Güney Geçiş Konseyi’nin sorunu şu ki konsey, düşüncesiz çatışmasını yanlış zamanda ve yanlış yerde yaptı. Bunun için herkes, konseye saldırdı. Konsey, hem beklenen Yemen devletine hem de Yemen krizinin daha karmaşık hale gelmesini en son isteyecek uluslararası topluma bir yük oldu. Geçiş Konseyi’nin çatışması, yerel, bölgesel ve küresel gerçek verilerin ötesinde yüzeysel bir şekilde gerçekleşti. Bu tür bir darbenin devlete karşı silah taşımak suretiyle meşruiyet kazanması imkânsızdır. Devletle anlaşmazlığın boyutu ne olursa olsun bu durum, güney bölgelerindeki bir darbeyle devletin otoritesini yok etmeyi zorlaştırıyor. Ayrıca kuzey bölgelerinde de bir darbe meydana geldi. Ülkenin geçici başkenti güneyde “de facto” bir otorite kurma girişimiyle sanki sahne tekrar ediyor. Bu girişim, Arap koalisyonuna yönelik kışkırtmanın ve meşru yönetim konusunda yerel, bölgesel ve küresel uzlaşıya darbe vurmanın yanı sıra siyasi bir sembolü temsil ediyor.

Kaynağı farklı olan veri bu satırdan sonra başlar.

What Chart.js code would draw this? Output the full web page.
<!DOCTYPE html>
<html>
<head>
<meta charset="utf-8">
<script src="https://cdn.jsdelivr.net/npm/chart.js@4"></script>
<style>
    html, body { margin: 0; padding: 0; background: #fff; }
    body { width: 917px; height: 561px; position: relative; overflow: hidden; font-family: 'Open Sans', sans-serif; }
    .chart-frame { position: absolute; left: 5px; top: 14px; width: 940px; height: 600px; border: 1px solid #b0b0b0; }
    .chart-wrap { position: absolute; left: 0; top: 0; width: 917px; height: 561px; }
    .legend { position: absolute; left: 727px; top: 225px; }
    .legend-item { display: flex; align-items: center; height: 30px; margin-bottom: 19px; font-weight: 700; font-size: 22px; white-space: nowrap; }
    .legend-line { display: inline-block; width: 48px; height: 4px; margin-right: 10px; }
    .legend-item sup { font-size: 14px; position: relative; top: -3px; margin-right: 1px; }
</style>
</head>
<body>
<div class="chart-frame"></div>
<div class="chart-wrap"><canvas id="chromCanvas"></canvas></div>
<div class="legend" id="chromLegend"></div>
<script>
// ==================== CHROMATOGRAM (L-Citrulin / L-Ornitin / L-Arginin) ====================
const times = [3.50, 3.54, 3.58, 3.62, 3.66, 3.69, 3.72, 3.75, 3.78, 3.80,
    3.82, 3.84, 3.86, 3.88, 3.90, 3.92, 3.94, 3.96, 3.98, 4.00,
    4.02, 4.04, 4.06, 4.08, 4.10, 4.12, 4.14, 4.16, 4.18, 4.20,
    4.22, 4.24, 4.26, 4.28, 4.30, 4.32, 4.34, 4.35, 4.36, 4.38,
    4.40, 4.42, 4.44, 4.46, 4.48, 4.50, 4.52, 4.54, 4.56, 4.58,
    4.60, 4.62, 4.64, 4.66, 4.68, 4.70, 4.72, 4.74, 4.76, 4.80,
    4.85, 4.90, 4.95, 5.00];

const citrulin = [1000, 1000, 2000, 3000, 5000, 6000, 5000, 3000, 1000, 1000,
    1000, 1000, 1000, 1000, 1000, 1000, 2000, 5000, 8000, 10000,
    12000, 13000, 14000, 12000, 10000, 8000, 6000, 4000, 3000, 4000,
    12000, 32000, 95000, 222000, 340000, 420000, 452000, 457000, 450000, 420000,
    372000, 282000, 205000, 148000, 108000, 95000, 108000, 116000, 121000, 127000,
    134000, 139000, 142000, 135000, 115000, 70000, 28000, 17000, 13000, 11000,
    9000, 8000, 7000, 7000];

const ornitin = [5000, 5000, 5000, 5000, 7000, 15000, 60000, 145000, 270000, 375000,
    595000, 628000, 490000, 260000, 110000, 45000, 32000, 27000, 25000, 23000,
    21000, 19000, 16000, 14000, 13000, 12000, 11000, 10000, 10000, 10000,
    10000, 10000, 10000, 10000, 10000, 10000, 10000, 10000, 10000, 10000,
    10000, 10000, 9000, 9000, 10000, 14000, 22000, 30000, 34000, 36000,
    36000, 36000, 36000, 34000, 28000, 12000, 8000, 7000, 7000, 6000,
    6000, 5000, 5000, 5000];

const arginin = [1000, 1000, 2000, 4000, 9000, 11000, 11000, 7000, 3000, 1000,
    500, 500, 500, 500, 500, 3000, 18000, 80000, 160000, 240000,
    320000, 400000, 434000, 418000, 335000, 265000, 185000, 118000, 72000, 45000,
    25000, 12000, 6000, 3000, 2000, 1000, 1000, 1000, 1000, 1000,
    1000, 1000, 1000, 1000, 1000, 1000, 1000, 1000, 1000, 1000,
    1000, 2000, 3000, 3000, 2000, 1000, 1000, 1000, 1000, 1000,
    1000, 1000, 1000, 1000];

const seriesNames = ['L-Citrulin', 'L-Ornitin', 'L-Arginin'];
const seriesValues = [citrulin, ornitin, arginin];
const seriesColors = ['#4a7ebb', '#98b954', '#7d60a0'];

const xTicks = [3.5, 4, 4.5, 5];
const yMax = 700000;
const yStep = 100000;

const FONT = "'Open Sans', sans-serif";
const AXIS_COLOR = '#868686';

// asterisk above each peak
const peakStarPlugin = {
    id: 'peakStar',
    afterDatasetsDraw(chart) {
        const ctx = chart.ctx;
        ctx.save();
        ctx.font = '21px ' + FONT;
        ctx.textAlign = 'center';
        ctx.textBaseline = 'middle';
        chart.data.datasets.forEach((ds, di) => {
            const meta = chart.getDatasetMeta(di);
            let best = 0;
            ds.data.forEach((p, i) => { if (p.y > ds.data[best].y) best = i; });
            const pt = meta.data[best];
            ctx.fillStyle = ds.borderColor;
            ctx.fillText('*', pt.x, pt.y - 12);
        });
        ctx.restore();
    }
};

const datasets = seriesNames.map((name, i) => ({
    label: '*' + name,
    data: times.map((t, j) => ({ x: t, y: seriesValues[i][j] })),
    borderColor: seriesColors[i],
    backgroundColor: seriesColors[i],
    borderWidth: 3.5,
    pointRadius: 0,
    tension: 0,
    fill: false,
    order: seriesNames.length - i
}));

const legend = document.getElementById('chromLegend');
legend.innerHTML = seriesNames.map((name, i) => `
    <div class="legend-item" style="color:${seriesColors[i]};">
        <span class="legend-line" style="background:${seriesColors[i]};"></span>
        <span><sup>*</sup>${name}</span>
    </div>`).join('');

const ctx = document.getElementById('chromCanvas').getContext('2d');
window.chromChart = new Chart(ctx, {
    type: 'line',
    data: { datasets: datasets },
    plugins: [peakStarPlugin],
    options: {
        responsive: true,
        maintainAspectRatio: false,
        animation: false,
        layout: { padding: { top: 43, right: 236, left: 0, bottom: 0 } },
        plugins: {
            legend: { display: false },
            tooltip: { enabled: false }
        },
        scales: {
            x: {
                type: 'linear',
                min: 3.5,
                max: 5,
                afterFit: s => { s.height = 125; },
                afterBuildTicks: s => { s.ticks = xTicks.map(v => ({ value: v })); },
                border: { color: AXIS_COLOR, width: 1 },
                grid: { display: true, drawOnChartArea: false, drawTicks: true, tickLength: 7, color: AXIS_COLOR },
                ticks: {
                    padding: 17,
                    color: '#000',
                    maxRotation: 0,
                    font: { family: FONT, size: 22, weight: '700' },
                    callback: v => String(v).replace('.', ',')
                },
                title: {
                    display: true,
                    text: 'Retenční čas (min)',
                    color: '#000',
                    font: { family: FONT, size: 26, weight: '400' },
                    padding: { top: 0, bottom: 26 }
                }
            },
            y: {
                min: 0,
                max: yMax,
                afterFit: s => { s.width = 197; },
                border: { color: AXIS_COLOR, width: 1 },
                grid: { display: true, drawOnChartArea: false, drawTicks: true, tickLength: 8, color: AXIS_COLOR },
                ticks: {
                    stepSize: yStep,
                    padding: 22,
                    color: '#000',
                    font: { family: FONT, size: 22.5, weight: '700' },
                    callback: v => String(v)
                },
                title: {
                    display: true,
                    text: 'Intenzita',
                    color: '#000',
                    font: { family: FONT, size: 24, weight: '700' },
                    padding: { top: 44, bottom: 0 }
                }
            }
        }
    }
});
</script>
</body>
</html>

Geçiş Konseyi, 2017 yılında kurulduğunda ilk aşamada başarılı bir şekilde uygun seçimi yapmasına yani Arap koalisyonunun yanında yer almasına rağmen sık sık kaybetti. Geçiş Konseyi, Yemen devletini sırtından hançerliyor, devletin konumunu zedeliyor, devletin yetkilerine karşı geliyor ve kendi çıkarlarını gerçekleştirmek için ikincil meselelerle tüm tarafların kafasını karıştırıyor. Güneyliler, gelecekte gerçekten bağımsız bir devlet istiyorsa o zaman onların şu anki gerçek savaşı, asla meşru hükümete karşı değil, sadece Husilere karşı olmalıdır.